A transversalidade do voto personalista
A tabela abaixo sintetiza como o voto se distribui entre os candidatos conforme a identificação partidária:
MDB 7,4% | NS/SR 6,6% | Nenhum 46,9% | PL 11,5% | PSDB 4,3% | PSOL 1,2% | PT 19,3% | UNIÃO BRASIL 1,8% | |
ARACELI LEMOS (PSOL) | 2,5% | 1,7% | 4,5% | 16,7% | 5,1% | |||
BRANCO NULO | 11,4% | 17,6% | 22,0% | 11,9% | 12,1% | 11,1% | ||
DR. DANIEL (PSB) | 25,7% | 41,2% | 31,5% | 44,1% | 45,5% | 33,3% | 20,2% | 77,8% |
HANNA GHASSAN (MDB) | 42,9% | 5,9% | 15,8% | 6,8% | 22,7% | 16,7% | 35,4% | |
MÁRIO COUTO (PL) | 5,7% | 4,6% | 10,2% | 13,6% | 16,7% | 6,1% | 11,1% | |
NS SR | 14,3% | 35,3% | 23,7% | 25,4% | 13,6% | 16,7% | 21,2% | |
Total | 100,0% | 100,0% | 100,0% | 100,0% | 100,0% | 100,0% | 100,0% | 100,0% |
Os números não são apenas estatísticas — são a materialização do personalismo político. Dr. Daniel atrai votos de todos os espectros, com destaque para 77,8% dos simpatizantes do União Brasil, 45,5% do PSDB, 44,1% do PL e 41,2% dos que não souberam declarar preferência partidária. Esta transversalidade revela um apelo que claramente transcende as fronteiras partidárias.
As implicações do personalismo na democracia brasileira
O caso paraense ilustra um fenômeno nacional: a lealdade partidária é fluida e subordinada ao capital político individual. Isso levanta questões profundas sobre o papel dos partidos no Brasil: seriam eles meras plataformas eleitorais, e não representantes de projetos coletivos? O personalismo fortalece a representação direta ou fragiliza a construção programática?
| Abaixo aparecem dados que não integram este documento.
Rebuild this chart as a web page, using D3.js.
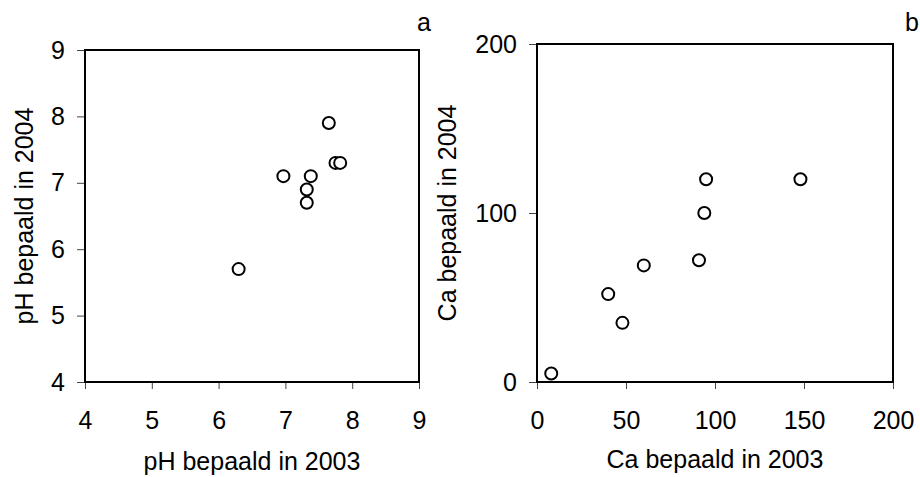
<!DOCTYPE html>
<meta charset="utf-8">
<style>
body { margin: 0; background: #fff; }
svg { font-family: "Liberation Sans", Arial, sans-serif; }
.frame { fill: none; stroke: #000; stroke-width: 2px; }
.tick line { stroke: #444; }
.tick text { fill: #000; }
.dot { fill: #fff; stroke: #000; stroke-width: 2px; }
</style>
<svg width="920" height="477"></svg>
<script src="https://cdn.jsdelivr.net/npm/d3@7"></script>
<script>

// panel a: pH
var ph2003 = [7.65, 7.75, 7.82, 6.97, 7.38, 7.32, 7.32, 6.3];
var ph2004 = [7.9, 7.3, 7.3, 7.1, 7.1, 6.9, 6.7, 5.7];
var phTicks = [4, 5, 6, 7, 8, 9];

// panel b: Ca
var ca2003 = [8, 40, 48, 60, 91, 94, 95, 148];
var ca2004 = [5, 52, 35, 69, 72, 100, 120, 120];
var caXTicks = [0, 50, 100, 150, 200];
var caYTicks = [0, 100, 200];

var svg = d3.select("svg");
var fs = "25px";

function panel(opts) {
  var x = d3.scaleLinear().domain(opts.xDomain).range([opts.left, opts.right]);
  var y = d3.scaleLinear().domain(opts.yDomain).range([opts.bottom, opts.top]);
  var g = svg.append("g");

  g.append("g")
      .attr("transform", "translate(0," + opts.bottom + ")")
      .call(d3.axisBottom(x).tickValues(opts.xTicks).tickFormat(d3.format("d")).tickSize(7).tickPadding(22))
      .call(function(a) { a.select(".domain").remove(); })
      .selectAll("text").style("font-size", fs);

  g.append("g")
      .attr("transform", "translate(" + opts.left + ",0)")
      .call(d3.axisLeft(y).tickValues(opts.yTicks).tickFormat(d3.format("d")).tickSize(8).tickPadding(12))
      .call(function(a) { a.select(".domain").remove(); })
      .selectAll("text").style("font-size", fs);

  g.append("rect")
      .attr("class", "frame")
      .attr("x", opts.left)
      .attr("y", opts.top)
      .attr("width", opts.right - opts.left)
      .attr("height", opts.bottom - opts.top);

  g.selectAll(".dot")
    .data(opts.xs)
    .enter().append("circle")
      .attr("class", "dot")
      .attr("r", 6)
      .attr("cx", function(d) { return x(d); })
      .attr("cy", function(d, i) { return y(opts.ys[i]); });

  g.append("text")
      .attr("x", (opts.left + opts.right) / 2)
      .attr("y", opts.xTitleY)
      .attr("text-anchor", "middle")
      .style("font-size", fs)
      .text(opts.xTitle);

  g.append("text")
      .attr("transform", "translate(" + opts.yTitleX + "," + (opts.top + opts.bottom) / 2 + ") rotate(-90)")
      .attr("text-anchor", "middle")
      .style("font-size", fs)
      .text(opts.yTitle);

  g.append("text")
      .attr("x", opts.labelX)
      .attr("y", opts.labelY)
      .style("font-size", fs)
      .text(opts.label);
}

panel({
  left: 85, right: 419, top: 50, bottom: 382,
  xDomain: [4, 9], yDomain: [4, 9],
  xTicks: phTicks, yTicks: phTicks,
  xs: ph2003, ys: ph2004,
  xTitle: "pH bepaald in 2003", xTitleY: 470,
  yTitle: "pH bepaald in 2004", yTitleX: 33,
  label: "a", labelX: 417, labelY: 31
});

panel({
  left: 537, right: 893, top: 44, bottom: 382,
  xDomain: [0, 200], yDomain: [0, 200],
  xTicks: caXTicks, yTicks: caYTicks,
  xs: ca2003, ys: ca2004,
  xTitle: "Ca bepaald in 2003", xTitleY: 468,
  yTitle: "Ca bepaald in 2004", yTitleX: 456,
  label: "b", labelX: 905, labelY: 31
});

</script>
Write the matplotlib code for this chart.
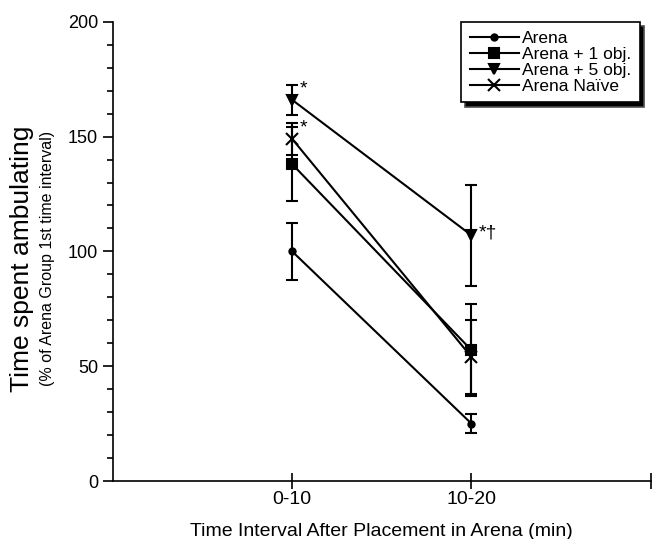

Os dados confirmam que, no cenário paraense, o voto para governador é altamente personalista e descolado da preferência partidária declarada. Enquanto quase metade do eleitorado declara não se ver em nenhuma sigla, os candidatos que souberem falar diretamente ao cidadão — pela imagem, pela trajetória ou pelas promessas localizadas — colherão os frutos do voto personalista.
Para as eleições de 2026, tudo indica que os candidatos com maior capacidade de construir uma imagem pessoal forte — independentemente de suas legendas — partirão na frente. A lição que emerge dos dados é clara: no Brasil, quem faz a diferença imediata nas urnas nem sempre é o partido, mas sim a pessoa. Resta saber se essa dinâmica fortalece ou enfraquece a construção de projetos políticos consistentes para o futuro do estado e do país.